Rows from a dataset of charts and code
○ ○ ○
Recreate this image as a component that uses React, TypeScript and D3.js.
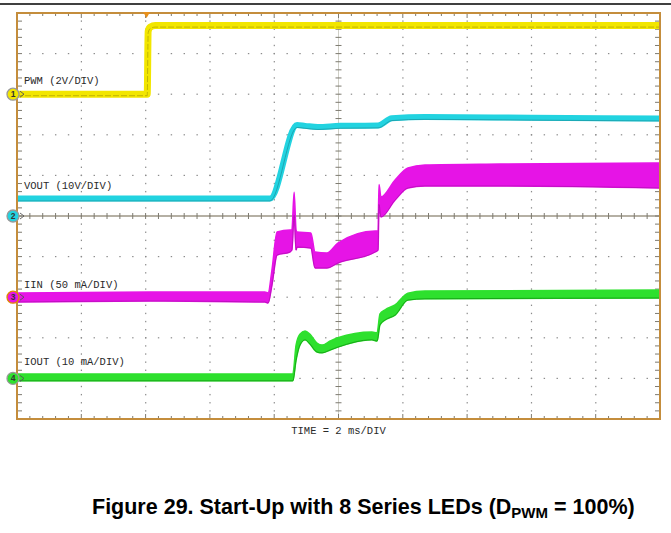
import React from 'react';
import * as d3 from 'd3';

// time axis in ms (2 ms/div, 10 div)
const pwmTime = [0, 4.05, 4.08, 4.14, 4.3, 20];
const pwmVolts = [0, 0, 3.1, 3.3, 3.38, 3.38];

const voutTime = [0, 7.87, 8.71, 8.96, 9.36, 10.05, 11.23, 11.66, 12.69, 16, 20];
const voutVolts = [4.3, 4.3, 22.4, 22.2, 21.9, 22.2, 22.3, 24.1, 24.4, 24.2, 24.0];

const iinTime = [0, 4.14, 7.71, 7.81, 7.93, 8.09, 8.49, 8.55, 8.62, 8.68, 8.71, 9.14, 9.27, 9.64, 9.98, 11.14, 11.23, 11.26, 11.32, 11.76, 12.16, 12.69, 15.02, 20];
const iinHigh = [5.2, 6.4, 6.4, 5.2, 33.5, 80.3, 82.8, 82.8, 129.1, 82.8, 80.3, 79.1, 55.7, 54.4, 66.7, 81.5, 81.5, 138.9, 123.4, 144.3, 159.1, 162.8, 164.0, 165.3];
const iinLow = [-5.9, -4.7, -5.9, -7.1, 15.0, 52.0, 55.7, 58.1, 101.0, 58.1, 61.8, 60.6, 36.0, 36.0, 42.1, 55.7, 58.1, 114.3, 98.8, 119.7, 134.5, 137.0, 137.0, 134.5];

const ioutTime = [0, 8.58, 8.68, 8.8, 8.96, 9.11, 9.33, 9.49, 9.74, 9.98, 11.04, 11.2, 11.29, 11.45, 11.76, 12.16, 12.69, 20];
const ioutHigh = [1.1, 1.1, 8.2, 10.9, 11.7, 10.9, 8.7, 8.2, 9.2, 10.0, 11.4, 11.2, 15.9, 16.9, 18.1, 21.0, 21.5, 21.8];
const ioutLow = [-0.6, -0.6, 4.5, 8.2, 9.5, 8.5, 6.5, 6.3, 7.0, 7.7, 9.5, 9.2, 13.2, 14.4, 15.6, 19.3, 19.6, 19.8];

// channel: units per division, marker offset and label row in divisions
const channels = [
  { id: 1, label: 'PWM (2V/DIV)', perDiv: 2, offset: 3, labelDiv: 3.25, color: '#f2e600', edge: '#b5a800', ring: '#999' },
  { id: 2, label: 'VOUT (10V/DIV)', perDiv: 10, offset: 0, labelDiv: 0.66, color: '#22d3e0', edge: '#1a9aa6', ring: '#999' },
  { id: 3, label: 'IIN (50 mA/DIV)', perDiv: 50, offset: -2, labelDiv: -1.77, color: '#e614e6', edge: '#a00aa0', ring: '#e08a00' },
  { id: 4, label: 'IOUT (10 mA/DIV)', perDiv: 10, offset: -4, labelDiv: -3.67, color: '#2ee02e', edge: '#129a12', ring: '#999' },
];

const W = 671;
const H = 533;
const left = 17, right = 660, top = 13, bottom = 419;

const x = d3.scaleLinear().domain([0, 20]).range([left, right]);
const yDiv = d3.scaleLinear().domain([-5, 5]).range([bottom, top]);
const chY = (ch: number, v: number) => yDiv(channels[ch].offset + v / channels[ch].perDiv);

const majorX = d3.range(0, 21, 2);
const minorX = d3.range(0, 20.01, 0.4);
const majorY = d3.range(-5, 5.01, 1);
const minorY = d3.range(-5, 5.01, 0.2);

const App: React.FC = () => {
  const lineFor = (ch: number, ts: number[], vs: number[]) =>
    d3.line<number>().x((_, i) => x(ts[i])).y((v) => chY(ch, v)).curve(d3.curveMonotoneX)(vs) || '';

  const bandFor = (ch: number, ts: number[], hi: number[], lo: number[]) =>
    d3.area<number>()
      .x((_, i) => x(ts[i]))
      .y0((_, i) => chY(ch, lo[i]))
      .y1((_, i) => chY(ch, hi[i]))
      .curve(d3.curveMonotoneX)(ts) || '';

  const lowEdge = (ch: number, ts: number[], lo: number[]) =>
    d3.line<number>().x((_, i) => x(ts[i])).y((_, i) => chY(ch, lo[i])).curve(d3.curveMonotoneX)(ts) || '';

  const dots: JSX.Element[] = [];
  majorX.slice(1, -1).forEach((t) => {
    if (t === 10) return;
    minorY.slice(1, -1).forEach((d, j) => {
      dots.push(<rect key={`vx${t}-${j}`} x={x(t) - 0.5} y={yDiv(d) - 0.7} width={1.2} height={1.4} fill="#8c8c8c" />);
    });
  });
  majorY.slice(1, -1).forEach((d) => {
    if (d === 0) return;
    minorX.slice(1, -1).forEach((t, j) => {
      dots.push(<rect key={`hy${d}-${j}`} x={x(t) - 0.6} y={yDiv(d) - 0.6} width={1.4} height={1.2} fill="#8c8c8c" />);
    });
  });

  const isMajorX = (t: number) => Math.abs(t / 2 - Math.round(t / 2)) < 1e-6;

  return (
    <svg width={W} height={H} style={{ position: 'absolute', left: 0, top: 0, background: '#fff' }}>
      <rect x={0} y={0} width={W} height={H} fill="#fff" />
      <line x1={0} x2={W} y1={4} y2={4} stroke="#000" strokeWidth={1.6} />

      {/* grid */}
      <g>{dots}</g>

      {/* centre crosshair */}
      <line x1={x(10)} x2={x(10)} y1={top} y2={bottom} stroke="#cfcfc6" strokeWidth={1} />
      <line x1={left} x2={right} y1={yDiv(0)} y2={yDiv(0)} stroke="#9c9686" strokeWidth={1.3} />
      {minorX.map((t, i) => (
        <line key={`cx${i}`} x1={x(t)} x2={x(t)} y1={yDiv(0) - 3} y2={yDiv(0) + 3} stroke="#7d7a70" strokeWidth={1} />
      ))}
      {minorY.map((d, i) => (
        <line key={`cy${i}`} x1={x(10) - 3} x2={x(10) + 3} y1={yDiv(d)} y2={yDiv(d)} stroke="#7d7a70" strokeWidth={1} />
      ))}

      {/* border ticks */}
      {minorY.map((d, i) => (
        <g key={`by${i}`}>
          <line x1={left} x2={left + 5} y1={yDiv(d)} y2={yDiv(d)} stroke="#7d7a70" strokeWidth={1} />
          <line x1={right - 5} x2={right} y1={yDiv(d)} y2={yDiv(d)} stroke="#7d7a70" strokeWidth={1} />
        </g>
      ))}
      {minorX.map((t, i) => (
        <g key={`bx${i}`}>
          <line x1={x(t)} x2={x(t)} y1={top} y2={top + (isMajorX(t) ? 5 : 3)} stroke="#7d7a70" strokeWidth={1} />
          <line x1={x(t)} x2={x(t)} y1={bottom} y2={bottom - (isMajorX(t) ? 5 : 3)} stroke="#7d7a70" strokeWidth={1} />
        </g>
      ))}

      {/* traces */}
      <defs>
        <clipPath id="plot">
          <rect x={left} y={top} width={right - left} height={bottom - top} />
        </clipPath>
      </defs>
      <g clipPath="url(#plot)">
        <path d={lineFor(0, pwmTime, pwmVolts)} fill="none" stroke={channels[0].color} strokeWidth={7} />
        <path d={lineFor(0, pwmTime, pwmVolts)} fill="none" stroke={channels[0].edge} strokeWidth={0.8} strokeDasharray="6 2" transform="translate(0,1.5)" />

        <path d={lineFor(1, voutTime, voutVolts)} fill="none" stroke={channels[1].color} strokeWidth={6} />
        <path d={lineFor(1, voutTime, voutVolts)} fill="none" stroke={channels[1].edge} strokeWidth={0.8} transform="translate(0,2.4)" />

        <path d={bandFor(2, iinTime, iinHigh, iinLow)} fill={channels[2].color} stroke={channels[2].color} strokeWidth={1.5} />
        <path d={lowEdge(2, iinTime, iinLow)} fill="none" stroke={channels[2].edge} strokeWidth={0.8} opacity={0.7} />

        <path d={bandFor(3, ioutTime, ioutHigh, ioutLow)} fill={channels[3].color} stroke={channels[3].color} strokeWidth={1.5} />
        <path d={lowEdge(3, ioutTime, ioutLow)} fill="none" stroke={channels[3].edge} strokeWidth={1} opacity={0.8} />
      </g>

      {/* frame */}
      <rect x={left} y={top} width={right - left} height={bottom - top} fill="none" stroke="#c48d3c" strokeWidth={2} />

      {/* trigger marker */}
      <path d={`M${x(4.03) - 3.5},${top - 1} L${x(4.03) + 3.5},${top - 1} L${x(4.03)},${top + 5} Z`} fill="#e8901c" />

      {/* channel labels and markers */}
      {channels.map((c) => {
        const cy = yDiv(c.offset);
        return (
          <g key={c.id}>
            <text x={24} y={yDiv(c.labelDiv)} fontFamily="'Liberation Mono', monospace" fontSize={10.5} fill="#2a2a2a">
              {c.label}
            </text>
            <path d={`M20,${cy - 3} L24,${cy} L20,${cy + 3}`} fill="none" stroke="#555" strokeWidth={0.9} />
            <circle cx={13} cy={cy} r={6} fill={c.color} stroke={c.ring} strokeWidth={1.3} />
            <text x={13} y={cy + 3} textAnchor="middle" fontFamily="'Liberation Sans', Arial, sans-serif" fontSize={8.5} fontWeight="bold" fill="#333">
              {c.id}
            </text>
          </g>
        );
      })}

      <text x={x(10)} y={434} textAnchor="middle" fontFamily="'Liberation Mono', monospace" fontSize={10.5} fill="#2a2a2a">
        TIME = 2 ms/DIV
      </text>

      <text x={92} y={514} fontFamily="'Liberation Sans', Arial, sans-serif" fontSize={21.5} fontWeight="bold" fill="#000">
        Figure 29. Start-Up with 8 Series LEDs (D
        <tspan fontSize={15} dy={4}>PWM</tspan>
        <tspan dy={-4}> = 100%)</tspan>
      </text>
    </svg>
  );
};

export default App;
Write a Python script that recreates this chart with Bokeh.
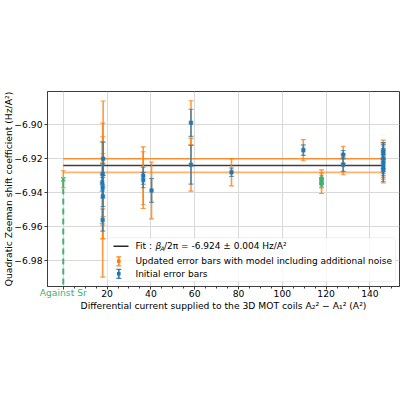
○ ○ ○
TASK DESCRIPTION
Select every line above that contains the word "this", and copy it.

RESULT
Recreate this image as a component that uses React, TypeScript and D3.js.
Write a Python script that recreates this chart with Bokeh.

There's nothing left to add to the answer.